** INSTRUCTIONS FOR THE TASK **
Search the listing below for the string "code" and show each line that contains it.

-- begin EXTRACTED INFORMATION --

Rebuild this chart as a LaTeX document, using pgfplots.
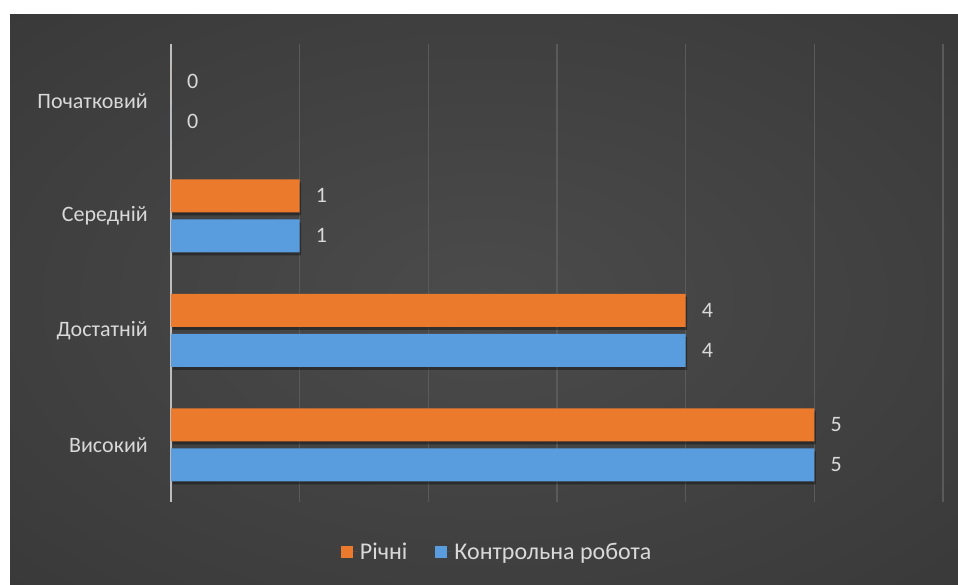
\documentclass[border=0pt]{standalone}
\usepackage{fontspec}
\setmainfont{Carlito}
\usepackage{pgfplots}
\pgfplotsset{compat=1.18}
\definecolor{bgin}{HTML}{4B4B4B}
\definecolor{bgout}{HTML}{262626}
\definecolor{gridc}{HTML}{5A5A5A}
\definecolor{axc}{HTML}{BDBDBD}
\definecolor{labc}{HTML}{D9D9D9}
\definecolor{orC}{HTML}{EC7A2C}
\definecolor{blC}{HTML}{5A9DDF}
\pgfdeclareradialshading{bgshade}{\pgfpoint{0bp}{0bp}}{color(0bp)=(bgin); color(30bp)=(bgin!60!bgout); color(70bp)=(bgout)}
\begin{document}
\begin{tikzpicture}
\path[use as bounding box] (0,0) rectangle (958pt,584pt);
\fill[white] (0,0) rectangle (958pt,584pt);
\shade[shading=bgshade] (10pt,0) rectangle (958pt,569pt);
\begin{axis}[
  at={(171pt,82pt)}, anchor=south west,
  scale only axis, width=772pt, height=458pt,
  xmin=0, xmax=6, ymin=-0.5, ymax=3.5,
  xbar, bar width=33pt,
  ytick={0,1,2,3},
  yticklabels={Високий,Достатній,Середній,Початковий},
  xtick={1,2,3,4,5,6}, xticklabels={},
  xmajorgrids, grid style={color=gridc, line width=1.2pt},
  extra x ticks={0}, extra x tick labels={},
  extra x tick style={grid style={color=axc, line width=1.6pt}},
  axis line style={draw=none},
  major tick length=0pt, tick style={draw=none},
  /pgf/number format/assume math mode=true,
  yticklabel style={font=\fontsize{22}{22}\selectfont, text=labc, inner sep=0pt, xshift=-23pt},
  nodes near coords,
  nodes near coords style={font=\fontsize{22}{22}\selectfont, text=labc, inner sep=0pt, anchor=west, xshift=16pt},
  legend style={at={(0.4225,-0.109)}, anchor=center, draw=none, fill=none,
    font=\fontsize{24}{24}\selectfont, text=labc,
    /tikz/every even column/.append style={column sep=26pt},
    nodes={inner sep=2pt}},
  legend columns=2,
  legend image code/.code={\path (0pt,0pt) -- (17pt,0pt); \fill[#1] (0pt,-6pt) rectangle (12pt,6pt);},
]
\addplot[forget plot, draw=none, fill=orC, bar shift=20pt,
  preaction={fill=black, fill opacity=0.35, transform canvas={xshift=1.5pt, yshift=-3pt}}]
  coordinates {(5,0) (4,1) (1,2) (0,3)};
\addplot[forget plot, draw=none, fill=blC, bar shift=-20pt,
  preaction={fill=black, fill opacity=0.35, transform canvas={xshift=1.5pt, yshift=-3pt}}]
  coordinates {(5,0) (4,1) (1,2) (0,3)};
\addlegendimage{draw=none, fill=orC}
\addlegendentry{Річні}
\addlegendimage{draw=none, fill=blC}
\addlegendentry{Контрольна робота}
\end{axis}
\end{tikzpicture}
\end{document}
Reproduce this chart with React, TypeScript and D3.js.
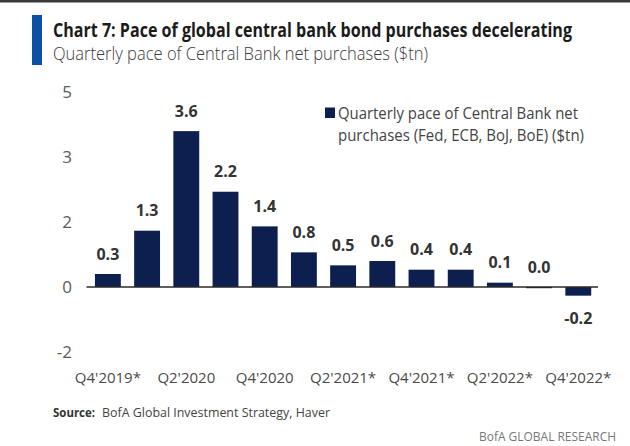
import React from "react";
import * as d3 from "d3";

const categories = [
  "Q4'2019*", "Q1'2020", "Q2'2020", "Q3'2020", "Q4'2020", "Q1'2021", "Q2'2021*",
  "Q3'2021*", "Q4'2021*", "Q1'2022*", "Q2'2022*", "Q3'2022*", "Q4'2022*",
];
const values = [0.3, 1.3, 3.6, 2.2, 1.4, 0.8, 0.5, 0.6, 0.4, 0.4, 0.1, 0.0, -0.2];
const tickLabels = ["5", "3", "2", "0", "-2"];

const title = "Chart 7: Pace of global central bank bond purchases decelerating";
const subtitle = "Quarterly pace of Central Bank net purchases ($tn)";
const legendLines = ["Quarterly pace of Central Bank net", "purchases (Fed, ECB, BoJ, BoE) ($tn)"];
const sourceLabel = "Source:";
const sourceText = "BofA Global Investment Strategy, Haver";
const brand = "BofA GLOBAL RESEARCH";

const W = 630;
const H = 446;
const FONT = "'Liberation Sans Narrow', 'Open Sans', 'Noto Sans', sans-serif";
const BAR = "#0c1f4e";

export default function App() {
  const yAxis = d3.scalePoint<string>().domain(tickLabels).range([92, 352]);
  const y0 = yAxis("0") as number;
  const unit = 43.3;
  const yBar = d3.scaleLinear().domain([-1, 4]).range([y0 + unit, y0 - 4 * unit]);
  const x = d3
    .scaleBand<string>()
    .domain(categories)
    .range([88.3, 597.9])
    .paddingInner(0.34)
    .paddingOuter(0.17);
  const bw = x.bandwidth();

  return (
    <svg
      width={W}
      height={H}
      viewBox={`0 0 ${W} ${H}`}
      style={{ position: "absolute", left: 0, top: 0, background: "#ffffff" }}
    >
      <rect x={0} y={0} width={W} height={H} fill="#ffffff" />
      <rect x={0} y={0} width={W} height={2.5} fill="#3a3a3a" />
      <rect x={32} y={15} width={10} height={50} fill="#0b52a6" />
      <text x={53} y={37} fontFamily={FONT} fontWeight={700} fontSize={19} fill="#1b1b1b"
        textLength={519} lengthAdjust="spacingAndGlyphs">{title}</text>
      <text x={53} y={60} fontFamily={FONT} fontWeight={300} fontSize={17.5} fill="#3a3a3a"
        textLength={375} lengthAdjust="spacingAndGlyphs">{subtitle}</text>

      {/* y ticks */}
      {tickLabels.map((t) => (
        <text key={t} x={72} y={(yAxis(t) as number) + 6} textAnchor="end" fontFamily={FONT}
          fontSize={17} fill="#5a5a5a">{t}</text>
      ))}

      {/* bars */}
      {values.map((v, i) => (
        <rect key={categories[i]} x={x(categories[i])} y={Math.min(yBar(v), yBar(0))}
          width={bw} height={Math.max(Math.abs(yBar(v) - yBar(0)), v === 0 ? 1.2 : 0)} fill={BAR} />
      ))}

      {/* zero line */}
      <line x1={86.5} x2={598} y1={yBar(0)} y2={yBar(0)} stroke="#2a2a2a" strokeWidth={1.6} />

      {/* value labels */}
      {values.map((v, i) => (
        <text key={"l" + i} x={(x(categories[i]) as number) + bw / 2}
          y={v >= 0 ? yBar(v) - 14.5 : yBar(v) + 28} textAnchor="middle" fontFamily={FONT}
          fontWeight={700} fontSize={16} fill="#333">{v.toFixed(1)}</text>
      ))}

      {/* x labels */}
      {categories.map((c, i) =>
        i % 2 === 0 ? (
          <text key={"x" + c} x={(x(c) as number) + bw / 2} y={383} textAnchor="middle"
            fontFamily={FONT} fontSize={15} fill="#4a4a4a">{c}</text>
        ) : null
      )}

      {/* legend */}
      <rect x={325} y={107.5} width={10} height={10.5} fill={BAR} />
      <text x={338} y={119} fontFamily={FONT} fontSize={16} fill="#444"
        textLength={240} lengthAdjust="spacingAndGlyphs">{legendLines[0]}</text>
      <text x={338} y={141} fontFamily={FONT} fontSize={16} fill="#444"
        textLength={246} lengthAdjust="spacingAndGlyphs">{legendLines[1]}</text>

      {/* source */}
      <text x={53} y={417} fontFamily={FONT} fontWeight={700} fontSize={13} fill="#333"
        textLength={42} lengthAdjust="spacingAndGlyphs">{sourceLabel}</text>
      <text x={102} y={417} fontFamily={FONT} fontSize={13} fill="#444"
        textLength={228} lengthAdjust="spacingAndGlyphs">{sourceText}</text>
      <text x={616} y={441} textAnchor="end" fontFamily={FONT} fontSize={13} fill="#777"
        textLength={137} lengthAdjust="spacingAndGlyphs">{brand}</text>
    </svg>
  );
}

-- end EXTRACTED INFORMATION --
-- begin EXTRACTED INFORMATION --

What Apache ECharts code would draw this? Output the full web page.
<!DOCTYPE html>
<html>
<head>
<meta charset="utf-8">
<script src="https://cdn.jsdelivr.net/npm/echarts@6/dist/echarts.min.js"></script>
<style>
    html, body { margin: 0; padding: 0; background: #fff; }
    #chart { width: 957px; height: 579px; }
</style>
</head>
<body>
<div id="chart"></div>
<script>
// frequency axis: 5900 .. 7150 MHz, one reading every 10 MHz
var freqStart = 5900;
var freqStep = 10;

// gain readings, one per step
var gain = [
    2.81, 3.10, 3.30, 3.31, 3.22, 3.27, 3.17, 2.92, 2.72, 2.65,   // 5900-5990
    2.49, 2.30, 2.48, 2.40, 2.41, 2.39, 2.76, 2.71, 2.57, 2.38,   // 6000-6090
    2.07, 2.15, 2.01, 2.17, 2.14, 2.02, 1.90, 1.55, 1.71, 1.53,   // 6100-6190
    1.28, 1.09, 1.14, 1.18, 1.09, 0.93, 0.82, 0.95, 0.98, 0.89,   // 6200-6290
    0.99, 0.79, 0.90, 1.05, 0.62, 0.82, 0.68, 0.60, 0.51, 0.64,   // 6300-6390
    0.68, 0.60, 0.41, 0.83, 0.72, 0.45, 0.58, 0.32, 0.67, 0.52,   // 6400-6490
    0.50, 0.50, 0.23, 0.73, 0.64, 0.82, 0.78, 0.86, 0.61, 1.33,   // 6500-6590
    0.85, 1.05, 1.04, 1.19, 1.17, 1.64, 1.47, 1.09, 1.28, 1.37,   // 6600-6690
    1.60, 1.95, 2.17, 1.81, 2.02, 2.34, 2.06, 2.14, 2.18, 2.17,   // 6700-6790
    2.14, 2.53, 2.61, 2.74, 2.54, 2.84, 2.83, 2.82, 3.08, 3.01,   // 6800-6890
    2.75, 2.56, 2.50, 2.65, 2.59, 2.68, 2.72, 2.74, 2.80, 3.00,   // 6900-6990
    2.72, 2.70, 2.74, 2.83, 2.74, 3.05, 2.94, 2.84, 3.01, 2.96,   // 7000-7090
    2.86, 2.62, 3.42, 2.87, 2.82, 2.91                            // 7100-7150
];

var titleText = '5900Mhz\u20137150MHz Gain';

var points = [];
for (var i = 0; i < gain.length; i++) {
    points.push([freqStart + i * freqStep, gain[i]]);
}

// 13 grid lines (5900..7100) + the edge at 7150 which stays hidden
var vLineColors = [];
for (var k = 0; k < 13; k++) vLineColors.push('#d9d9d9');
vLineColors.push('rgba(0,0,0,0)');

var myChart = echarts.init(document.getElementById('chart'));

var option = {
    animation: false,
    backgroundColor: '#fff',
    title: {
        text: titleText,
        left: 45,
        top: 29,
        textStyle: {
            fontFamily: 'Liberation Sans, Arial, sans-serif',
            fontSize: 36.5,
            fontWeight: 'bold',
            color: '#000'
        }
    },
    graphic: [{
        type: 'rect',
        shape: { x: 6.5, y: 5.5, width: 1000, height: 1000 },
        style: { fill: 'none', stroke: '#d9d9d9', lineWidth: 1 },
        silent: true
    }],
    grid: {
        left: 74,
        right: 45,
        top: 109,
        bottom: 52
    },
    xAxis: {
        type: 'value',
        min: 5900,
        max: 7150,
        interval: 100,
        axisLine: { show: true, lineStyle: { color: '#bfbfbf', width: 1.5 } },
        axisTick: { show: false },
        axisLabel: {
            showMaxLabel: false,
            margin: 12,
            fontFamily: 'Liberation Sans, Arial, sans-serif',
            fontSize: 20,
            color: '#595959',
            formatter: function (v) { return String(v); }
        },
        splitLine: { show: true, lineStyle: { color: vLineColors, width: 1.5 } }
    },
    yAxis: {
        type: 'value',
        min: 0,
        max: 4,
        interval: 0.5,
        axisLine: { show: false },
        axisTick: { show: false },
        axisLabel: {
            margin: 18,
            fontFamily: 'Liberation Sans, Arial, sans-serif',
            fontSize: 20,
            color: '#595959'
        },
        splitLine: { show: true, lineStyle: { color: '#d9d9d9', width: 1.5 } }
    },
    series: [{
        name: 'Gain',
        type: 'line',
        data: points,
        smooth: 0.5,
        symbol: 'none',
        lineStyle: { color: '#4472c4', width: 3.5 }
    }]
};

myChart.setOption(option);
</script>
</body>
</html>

-- end EXTRACTED INFORMATION --

** OUTPUT BELOW **
  legend image code/.code={\path (0pt,0pt) -- (17pt,0pt); \fill[#1] (0pt,-6pt) rectangle (12pt,6pt);},
What Apache ECharts code would draw this? Output the full web page.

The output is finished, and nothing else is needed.